On Sunday, Pastor Buddy Blake at St. John’s Lutheran Church welcomed all of “green shirts” – members of the Christian Reformed World Relief Disaster Response Services team – who were sitting in the pews of his small church. CRWRC relief workers wear special green shirts as they go about their work.
The CRC workers are headquartered in a former day care center run by Blake’s church. The church and large day-care center, transformed into a home for the workers from the CRC, is in Port Arthur, Texas, a few miles north of the Gulf of Mexico.
At the start of the service on Sunday, the Lutheran preacher explained that he was going to give the men and women who are members of the CRCNA a special anointing to bless their ears, eyes, hands and feet as a way to ask God to be with them in the work that they will be doing this week in helping to clean up after Hurricane Ike.
Although Port Arthur suffered damage from last month’s hurricane, it was the neighboring town of Bridge City that sustained much of the damage from the large storm that swept ashore and affected a large portion of the eastern Gulf Coast of Texas, and in the process substantially impacted the city of Galveston which is right on the water.
“I come here this week to announce we may be bent, but we are not broken,” said Blake. “We are here to praise our Lord Jesus Christ … I’m also here to welcome the green shirts. I love to anoint each and every one of them. We are grateful that these people have come so far from their homes to help us down here.”
One DRS team has already worked in and around Bridge City, where of the more than 3,000 homes only a handful were not damaged by Ike. They have cut trees from roofs, helped to haul sea mud from the inside of homes, and have helped prepare the water-logged homes for reconstruction crews. This is an area that was also hit by Hurricane Rita in 2005. The second disaster relief team is now at work in Bridge City.

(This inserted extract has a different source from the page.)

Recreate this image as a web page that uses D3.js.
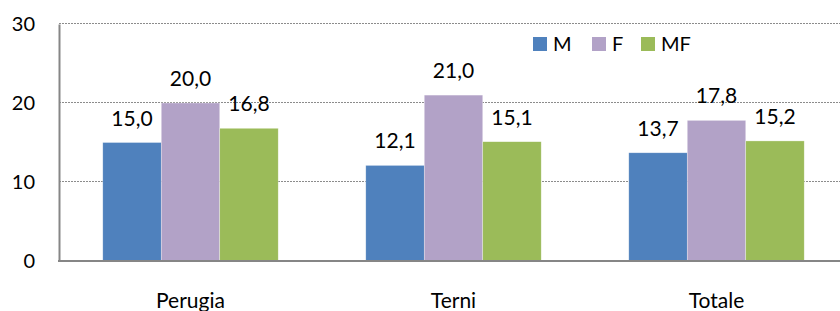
<!DOCTYPE html>
<html>
<head>
<meta charset="utf-8">
<title></title>
<script src="https://d3js.org/d3.v7.min.js"></script>
<style>
    body { margin: 0; background: #fff; }
    text { font-family: Lato, "Open Sans", sans-serif; fill: #000; }
</style>
</head>
<body>
<div id="drawArea"></div>
<script>
    // data
    var categories = ["Perugia", "Terni", "Totale"];
    var seriesNames = ["M", "F", "MF"];
    var valuesM = [15.0, 12.1, 13.7];
    var valuesF = [20.0, 21.0, 17.8];
    var valuesMF = [16.8, 15.1, 15.2];
    var yTicks = [0, 10, 20, 30];
    var colors = ["#4F81BD", "#B2A2C7", "#9BBB59"];

    var series = [valuesM, valuesF, valuesMF];

    var width = 840, height = 311;
    var plotLeft = 59, plotTop = 24, plotBottom = 261;
    var plotRight = plotLeft + 789; // plot goes past the right edge

    var svg = d3.select("#drawArea").append("svg")
        .attr("width", width)
        .attr("height", height);

    var y = d3.scaleLinear().domain([0, 30]).range([plotBottom, plotTop]);

    var x0 = d3.scaleBand()
        .domain(categories)
        .range([plotLeft, plotRight])
        .paddingInner(0.333)
        .paddingOuter(0.1665);

    var x1 = d3.scaleBand()
        .domain(seriesNames)
        .range([0, x0.bandwidth()]);

    // dotted gridlines
    svg.append("g").selectAll("line")
        .data(yTicks.filter(function (d) { return d > 0; }))
        .enter().append("line")
        .attr("x1", plotLeft)
        .attr("x2", width)
        .attr("y1", function (d) { return Math.round(y(d)) - 0.5; })
        .attr("y2", function (d) { return Math.round(y(d)) - 0.5; })
        .attr("stroke", "#8c8c8c")
        .attr("stroke-width", 1)
        .attr("stroke-dasharray", "2,1");

    // bars
    var groups = svg.append("g").selectAll("g")
        .data(categories)
        .enter().append("g")
        .attr("transform", function (d) { return "translate(" + x0(d) + ",0)"; });

    groups.selectAll("rect")
        .data(function (d, i) {
            return seriesNames.map(function (s, j) { return { s: s, v: series[j][i], c: colors[j] }; });
        })
        .enter().append("rect")
        .attr("x", function (d) { return x1(d.s); })
        .attr("y", function (d) { return y(d.v); })
        .attr("width", x1.bandwidth())
        .attr("height", function (d) { return plotBottom - y(d.v); })
        .attr("fill", function (d) { return d.c; })
        .attr("stroke", "#fff")
        .attr("stroke-opacity", 0.5)
        .attr("stroke-width", 0.6);

    groups.selectAll("text")
        .data(function (d, i) {
            return seriesNames.map(function (s, j) { return { s: s, v: series[j][i] }; });
        })
        .enter().append("text")
        .attr("x", function (d) { return x1(d.s) + x1.bandwidth() / 2; })
        .attr("y", function (d) { return y(d.v) - 17; })
        .attr("text-anchor", "middle")
        .attr("font-size", "21px")
        .text(function (d) { return d.v.toFixed(1).replace(".", ","); });

    // y axis
    var yAxis = d3.axisLeft(y).tickValues(yTicks).tickSize(0).tickPadding(24);
    var ya = svg.append("g")
        .attr("transform", "translate(" + plotLeft + ",0)")
        .call(yAxis);
    ya.select(".domain").attr("stroke", "#868686").attr("stroke-width", 2);
    ya.selectAll("text")
        .attr("font-size", "20px")
        .attr("font-family", "Lato, 'Open Sans', sans-serif")
        .attr("fill", "#000")
        .attr("dy", "0.33em");

    // x axis
    var xAxis = d3.axisBottom(x0).tickSize(0).tickPadding(32);
    var xa = svg.append("g")
        .attr("transform", "translate(0," + plotBottom + ")")
        .call(xAxis);
    xa.select(".domain").remove();
    svg.append("line")
        .attr("x1", plotLeft - 1).attr("x2", width)
        .attr("y1", plotBottom).attr("y2", plotBottom)
        .attr("stroke", "#868686").attr("stroke-width", 2);
    xa.selectAll("text")
        .attr("font-size", "21px")
        .attr("font-family", "Lato, 'Open Sans', sans-serif")
        .attr("fill", "#000");

    // legend
    var legendX = [533, 592, 641];
    var legend = svg.append("g").selectAll("g")
        .data(seriesNames)
        .enter().append("g")
        .attr("transform", function (d, i) { return "translate(" + legendX[i] + ",37)"; });
    legend.append("rect")
        .attr("width", 14).attr("height", 14)
        .attr("fill", function (d, i) { return colors[i]; });
    legend.append("text")
        .attr("x", 20).attr("y", 14)
        .attr("font-size", "20px")
        .text(function (d) { return d; });
</script>
</body>
</html>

Several CRWRC reconstruction crews have been working here for the last three years, rebuilding scores of homes.
“We’re here to help the people who are really in need. They don’t have insurance and it’s hard for them to get help from someone else,” said Doug Van Der Meulen, one of the CRWRC emergency response workers. He and his wife, Mary, arrived right after Ike hit and helped coordinate the response from the CRWRC.
“There are a lot of people with a lot of loss down here, but things keep moving along. Garbage is getting picked up. Houses are getting cleaned out,” said Van Der Meuelen, who was on hand for the church service.
During Sunday’s service, Pastor Blake had the green shirts gather in the front of the church and, calling each person by name, proceeded to do the anointing. “Our eyes need to come off this disaster and we need to put them on God,” said the pastor after he did the anointing.
To the CRWRC workers, he said, “You will touch people in ways you won’t believe. People around here will be telling the story of the green shirts for a long time,” he said.
“They first came down here after Rita. They have helped us conquer the spirit of depression that comes with disasters. So much these days seems so negative, but God, but God is with us. Don’t discount what can happen when the people and God work together for the good.”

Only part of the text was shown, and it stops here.